My main use cases for Red Hat Enterprise Linux (RHEL) are patching and automation.
The features of RHEL that I like the most are Satellite and Ansible, as those are the only ones I really work with so far.
They benefit our company by providing solutions that are quicker and save money overall, which reduces time spent overall and saves us resources.
I use Satellite for patch management of our Linux devices, including our Red Hat devices, which helps my company navigate security risks.
I think RHEL could be made faster.
I have been using Red Hat Enterprise Linux (RHEL) for about a year.
I have not experienced any downtime, crashes, or performance issues with RHEL, as everything runs smoothly, and we do not have many tickets regarding our RHEL products or RHEL VMs.
RHEL scales well with the growing needs of our company, as anything we add automatically gets pulled into Satellite.

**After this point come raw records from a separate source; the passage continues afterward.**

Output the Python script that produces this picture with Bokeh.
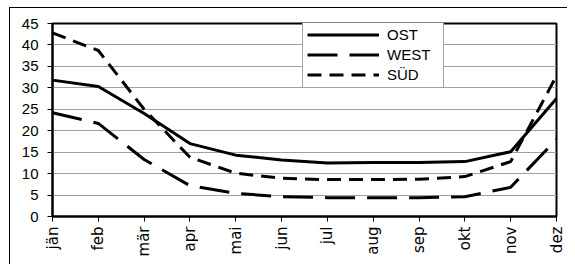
import math
from bokeh.plotting import figure
from bokeh.models import FixedTicker, Legend, LegendItem
from bokeh.embed import file_html
from bokeh.resources import INLINE

months = ["jän", "feb", "mär", "apr", "mai", "jun", "jul", "aug", "sep", "okt", "nov", "dez"]
ost = [31.8, 30.3, 24.0, 17.0, 14.3, 13.2, 12.5, 12.6, 12.6, 12.8, 15.1, 27.5]
west = [24.2, 21.7, 13.3, 7.2, 5.4, 4.6, 4.4, 4.4, 4.4, 4.6, 6.8, 18.0]
sued = [42.8, 38.7, 25.0, 13.8, 10.1, 8.9, 8.6, 8.6, 8.7, 9.3, 12.8, 32.8]
y_ticks = [0, 5, 10, 15, 20, 25, 30, 35, 40, 45]

x = list(range(len(months)))

p = figure(width=567, height=264, output_backend="svg", toolbar_location=None,
           x_range=(0, len(months) - 1), y_range=(0, 45),
           min_border_left=52, min_border_top=23, min_border_right=11, min_border_bottom=48)
# outer chart-area frame (left and top edges visible, as in the original)
p.styles = {
    "background": "linear-gradient(#000, #000) 9px 7px / 1px 100% no-repeat, "
                  "linear-gradient(#000, #000) 9px 7px / 100% 1px no-repeat, #ffffff"
}
p.border_fill_alpha = 0
p.background_fill_color = "white"

p.outline_line_color = "black"
p.outline_line_width = 2
p.xgrid.grid_line_color = None
p.ygrid.grid_line_color = "#a0a0a0"
p.ygrid.grid_line_width = 1

p.yaxis.ticker = FixedTicker(ticks=y_ticks)
p.xaxis.ticker = FixedTicker(ticks=x)
p.xaxis.major_label_overrides = {i: m for i, m in enumerate(months)}
p.xaxis.major_label_orientation = math.pi / 2

for ax in (p.xaxis, p.yaxis):
    ax.axis_line_color = "black"
    ax.axis_line_width = 2
    ax.major_tick_line_color = "black"
    ax.major_tick_line_width = 1
    ax.major_tick_out = 5
    ax.major_tick_in = 0
    ax.minor_tick_line_color = None
    ax.major_label_text_color = "black"
    ax.major_label_text_font = "Liberation Sans"
    ax.major_label_text_font_size = "15px"
p.yaxis.major_label_standoff = 9
p.xaxis.major_label_standoff = 5
p.xaxis.major_label_text_font = "DejaVu Sans"
p.xaxis.major_label_text_font_size = "15px"

r_ost = p.line(x, ost, line_color="black", line_width=3)
r_west = p.line(x, west, line_color="black", line_width=3, line_dash="30 12")
r_sued = p.line(x, sued, line_color="black", line_width=3, line_dash="14 8")

legend = Legend(items=[LegendItem(label="OST", renderers=[r_ost]),
                       LegendItem(label="WEST", renderers=[r_west]),
                       LegendItem(label="SÜD", renderers=[r_sued])],
                location=(250, 128), orientation="vertical",
                padding=4, spacing=3, glyph_width=72, glyph_height=17,
                label_standoff=8, label_height=17, label_width=52,
                label_text_font="Liberation Sans", label_text_font_size="15px",
                label_text_color="black",
                border_line_color="#444444", border_line_width=1,
                background_fill_color="white", background_fill_alpha=1,
                margin=0)
p.add_layout(legend)

open("out.html", "w").write(file_html(p, INLINE))
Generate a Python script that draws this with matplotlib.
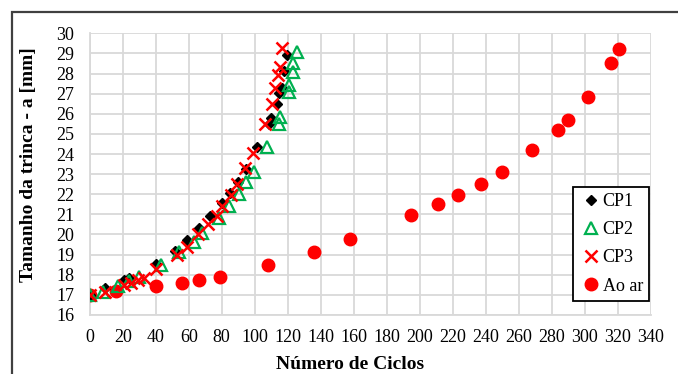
import matplotlib
matplotlib.use('Agg')
import matplotlib.pyplot as plt
from matplotlib.patches import Rectangle

# crack length (mm) vs number of cycles
cp1_x = [0, 9, 21, 24, 40, 52, 59, 66, 73, 80, 85, 90, 94.5, 101.5, 108.5, 110, 113.5, 115, 116.5, 117.5, 119.5]
cp1_y = [17.0, 17.33, 17.72, 17.83, 18.55, 19.2, 19.75, 20.3, 20.9, 21.55, 22.05, 22.6, 23.25, 24.35,
         25.5, 25.8, 26.5, 27.05, 27.3, 28.15, 28.9]

cp2_x = [0, 8, 17, 24, 30, 43, 54, 63, 68, 78.5, 84.5, 90.5, 95, 99.7, 107.5, 114.5, 115.3, 120.6, 121,
         123.2, 123.4, 125.7]
cp2_y = [17.0, 17.15, 17.45, 17.7, 17.9, 18.47, 19.15, 19.65, 20.05, 20.8, 21.4, 22.0, 22.6, 23.12, 24.35,
         25.5, 25.86, 27.1, 27.43, 28.1, 28.5, 29.08]

cp3_x = [0, 9, 21, 25, 29, 33, 40, 53, 59, 65.5, 72, 77, 80, 85.5, 89.5, 94, 99, 106, 110.3, 112.5, 114.3,
         115.3, 116.4]
cp3_y = [17.0, 17.12, 17.5, 17.6, 17.75, 17.85, 18.3, 19.0, 19.4, 20.0, 20.5, 20.9, 21.4, 21.95, 22.5, 23.3,
         24.05, 25.5, 26.47, 27.3, 27.93, 28.34, 29.27]

ar_x = [0, 16, 40, 56, 66, 79, 108, 136, 158, 195, 211, 223, 237, 250, 268, 284, 290, 302, 316, 321]
ar_y = [17.0, 17.2, 17.45, 17.6, 17.75, 17.9, 18.5, 19.15, 19.8, 20.95, 21.5, 21.95, 22.5, 23.1, 24.2,
        25.2, 25.7, 26.85, 28.5, 29.2]

plt.rcParams['font.family'] = ['Liberation Serif', 'DejaVu Serif']

fig = plt.figure(figsize=(6.78, 3.74), dpi=100)
ax = fig.add_axes([0.1323, 0.1578, 0.8274, 0.7532])

ax.plot(ar_x, ar_y, 'o', color='#ff0000', markersize=9, label='Ao ar', zorder=3)
ax.plot(cp1_x, cp1_y, 'D', color='black', markersize=5.5, label='CP1', zorder=4)
ax.plot(cp2_x, cp2_y, '^', color='#00b050', markerfacecolor='none', markersize=8.5,
        markeredgewidth=1.6, label='CP2', zorder=4)
ax.plot(cp3_x, cp3_y, 'x', color='#ff0000', markersize=8.5, markeredgewidth=1.8, label='CP3', zorder=5)

ax.set_xlim(0, 340)
ax.set_ylim(16, 30)
ax.set_xticks(range(0, 341, 20))
ax.set_yticks(range(16, 31))
ax.grid(True, color='#d9d9d9', linewidth=1.3)
ax.set_axisbelow(True)
for s in ax.spines.values():
    s.set_visible(False)
ax.spines['left'].set_visible(True)
ax.spines['bottom'].set_visible(True)
ax.spines['left'].set_color('#d9d9d9')
ax.spines['bottom'].set_color('#d9d9d9')
ax.spines['left'].set_linewidth(1.3)
ax.spines['bottom'].set_linewidth(1.3)
ax.tick_params(length=0, labelsize=13, pad=10)
ax.tick_params(axis='y', pad=11)

ax.set_xlabel('Número de Ciclos', fontsize=14, fontweight='bold')
ax.xaxis.set_label_coords(0.464, -0.145)
ax.set_ylabel('Tamanho da trinca - a [mm]', fontsize=14, fontweight='bold')
ax.yaxis.set_label_coords(-0.094, 0.532)

handles, labels = ax.get_legend_handles_labels()
order = [1, 2, 3, 0]
leg = ax.legend([handles[i] for i in order], [labels[i] for i in order],
                loc='lower right', bbox_to_anchor=(0.9975, 0.05), fontsize=13,
                fancybox=False, framealpha=1, edgecolor='black', handlelength=1.3,
                handletextpad=0.0, labelspacing=0.62, borderpad=0.35, borderaxespad=0)
leg.get_frame().set_linewidth(1.3)

# outer border of the chart area (cropped on the right and bottom)
fig.patches.append(Rectangle((12 / 678, -0.1), 1.2, 1.1 - 12 / 374, transform=fig.transFigure,
                             fill=False, edgecolor='#404040', linewidth=1.6))

fig.savefig('out.png', dpi=100)
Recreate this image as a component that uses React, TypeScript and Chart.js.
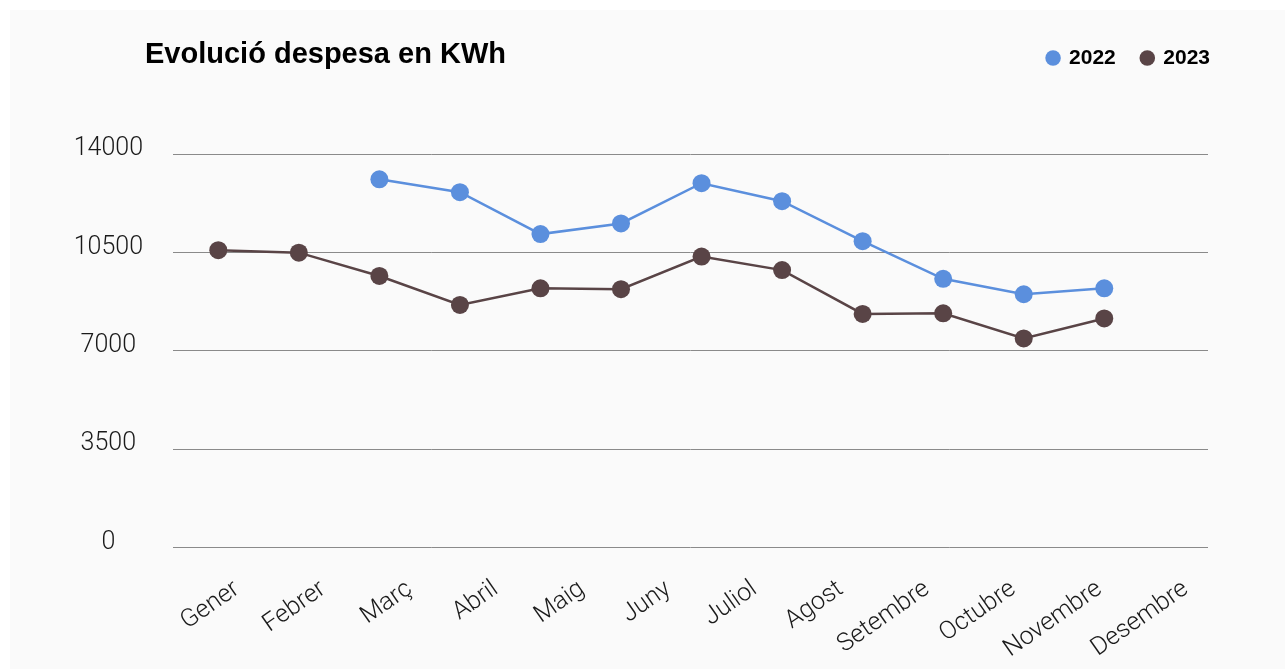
import React, { useEffect, useRef } from "react";
import { Chart, registerables } from "chart.js";

Chart.register(...registerables);

const chartTitle = "Evolució despesa en KWh";
const months = ["Gener", "Febrer", "Març", "Abril", "Maig", "Juny", "Juliol", "Agost", "Setembre", "Octubre", "Novembre", "Desembre"];
const seriesNames = ["2022", "2023"];
const kwh2022: (number | null)[] = [null, null, 13100, 12640, 11150, 11530, 12960, 12320, 10900, 9560, 9010, 9220];
const kwh2023: (number | null)[] = [10580, 10490, 9660, 8630, 9220, 9190, 10350, 9870, 8310, 8330, 7440, 8150];
const yTicks = [0, 3500, 7000, 10500, 14000];

const BLUE = "#5b8fdd";
const BROWN = "#594446";
const FAMILY = "Roboto, 'Liberation Sans', Arial, sans-serif";

export default function App() {
  const canvasRef = useRef<HTMLCanvasElement | null>(null);

  useEffect(() => {
    if (!canvasRef.current) return;
    const toPoints = (arr: (number | null)[]) => arr.map((v, i) => ({ x: i, y: v }));
    const chart = new Chart(canvasRef.current, {
      type: "line",
      data: {
        labels: months,
        datasets: [
          {
            label: seriesNames[0],
            data: toPoints(kwh2022) as any,
            xAxisID: "xp",
            yAxisID: "y",
            borderColor: BLUE,
            backgroundColor: BLUE,
            pointBackgroundColor: BLUE,
            pointBorderWidth: 0,
            pointRadius: 9,
            pointHoverRadius: 9,
            borderWidth: 2.5,
            tension: 0,
          },
          {
            label: seriesNames[1],
            data: toPoints(kwh2023) as any,
            xAxisID: "xp",
            yAxisID: "y",
            borderColor: BROWN,
            backgroundColor: BROWN,
            pointBackgroundColor: BROWN,
            pointBorderWidth: 0,
            pointRadius: 9,
            pointHoverRadius: 9,
            borderWidth: 2.5,
            tension: 0,
          },
        ],
      },
      options: {
        responsive: false,
        animation: false,
        events: [],
        layout: { padding: { top: 11.5, right: 49, left: 0, bottom: 0 } },
        plugins: {
          tooltip: { enabled: false },
          legend: {
            display: true,
            position: "top",
            align: "end",
            labels: {
              usePointStyle: true,
              pointStyle: "circle",
              boxWidth: 11,
              boxHeight: 11,
              padding: 26,
              color: "#000",
              font: { size: 21, weight: "bold", family: "'Liberation Sans', Arial, sans-serif" },
            },
          },
          subtitle: {
            display: true,
            text: " ",
            position: "top",
            weight: 500,
            font: { size: 10, lineHeight: 1.2 },
            padding: { top: 32, bottom: 31.5 },
          } as any,
        },
        scales: {
          x: {
            type: "category",
            position: "bottom",
            labels: months,
            offset: true,
            grid: { display: false, drawTicks: false },
            border: { display: false },
            ticks: {
              autoSkip: false,
              minRotation: 35,
              maxRotation: 35,
              labelOffset: 21,
              padding: 27,
              color: "#1a1a1a",
              font: { size: 25, family: FAMILY, weight: 300 as any },
            },
            afterFit: (s: any) => {
              s.height = 121.5;
            },
          },
          xp: {
            type: "linear",
            display: false,
            min: -0.5624,
            max: 12.288,
          },
          y: {
            type: "linear",
            position: "left",
            min: 0,
            max: 14000,
            afterBuildTicks: (s: any) => {
              s.ticks = yTicks.map((v) => ({ value: v }));
            },
            grid: { color: "#8a8a8a", lineWidth: 1, drawTicks: false },
            border: { display: false },
            ticks: {
              crossAlign: "center",
              padding: 30,
              labelOffset: -5,
              color: "#1a1a1a",
              font: { size: 25, family: FAMILY, weight: 300 as any },
              callback: (v: any) => String(v),
            },
            afterFit: (s: any) => {
              s.width = 163;
            },
          },
          y2: {
            type: "linear",
            position: "right",
            display: true,
            grid: { display: false, drawTicks: false },
            border: { display: false },
            ticks: { display: false },
            afterFit: (s: any) => {
              s.width = 28;
            },
          },
        },
      } as any,
    });
    return () => chart.destroy();
  }, []);

  return (
    <div
      style={{
        position: "absolute",
        left: 10,
        top: 10,
        width: 1275,
        height: 659,
        background: "#fafafa",
      }}
    >
      <div
        style={{
          position: "absolute",
          left: 135,
          top: 29,
          fontFamily: "'Liberation Sans', Arial, sans-serif",
          fontWeight: "bold",
          fontSize: 29,
          lineHeight: "29px",
          color: "#000",
          whiteSpace: "nowrap",
        }}
      >
        {chartTitle}
      </div>
      <canvas ref={canvasRef} width={1275} height={659} style={{ display: "block" }} />
    </div>
  );
}
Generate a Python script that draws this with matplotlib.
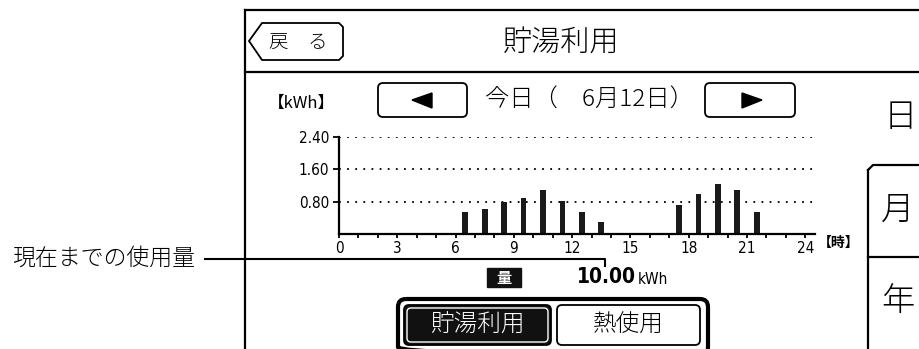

I would rate the customer service and technical support a 10, because I have not used it much, but my coworkers who have opened tickets have not reported anything negative about their experience.
Before adopting RHEL, we mainly built the operating systems ourselves with a mixture of different Linux operating systems. For patching, we were using Ivanti before that.
The biggest difference between Ivanti and RHEL is that both have automation, but it is more seamless with Satellite, as it is owned by Red Hat and already integrated. We do not have to build out as many tasks and workflows inside Satellite, as it picks everything up and sends it out automatically.
From a technical point of view, the biggest return on investment when using RHEL is the time spent in work man-hours, as it has reduced our patching time by a very large amount in the Linux environment.
I would estimate that the patching time has been lowered by about 50 percent.
I have not considered switching to another platform that is not RHEL, as I am not part of those discussions.
We are using RHEL in the cloud.
RHEL supports our cloud environment mainly for patching right now, as we have not started using it for migrations yet, but we will probably start doing that eventually.
I have not done any AI workloads through RHEL.
RHEL does not play a role in our company's implementation of Zero Trust; it would be more for workloads and data running on our Linux VMs, as we do not use it for identity or access at this time.
I have used Ansible Automation Platform somewhat and am learning it. My experience with it is good; I do not use it that much, but other people on my team are using it a little more, and we have not used it in production yet, although it is definitely something we will be doing soon.
We do not use RHEL for auditing, as far as I know; my boss sends me a list of things to fix, and I fix them.
RHEL has definitely helped to mitigate downtime and lower risks at my company, especially with patching, as we do not have to manually patch or reboot our VMs as much while managing the patching process.
The knowledge base that RHEL offers is pretty good; I use it personally the most for the training platform while trying to learn all the different systems they have, and I use that a lot.
I would rate this review a 10 overall.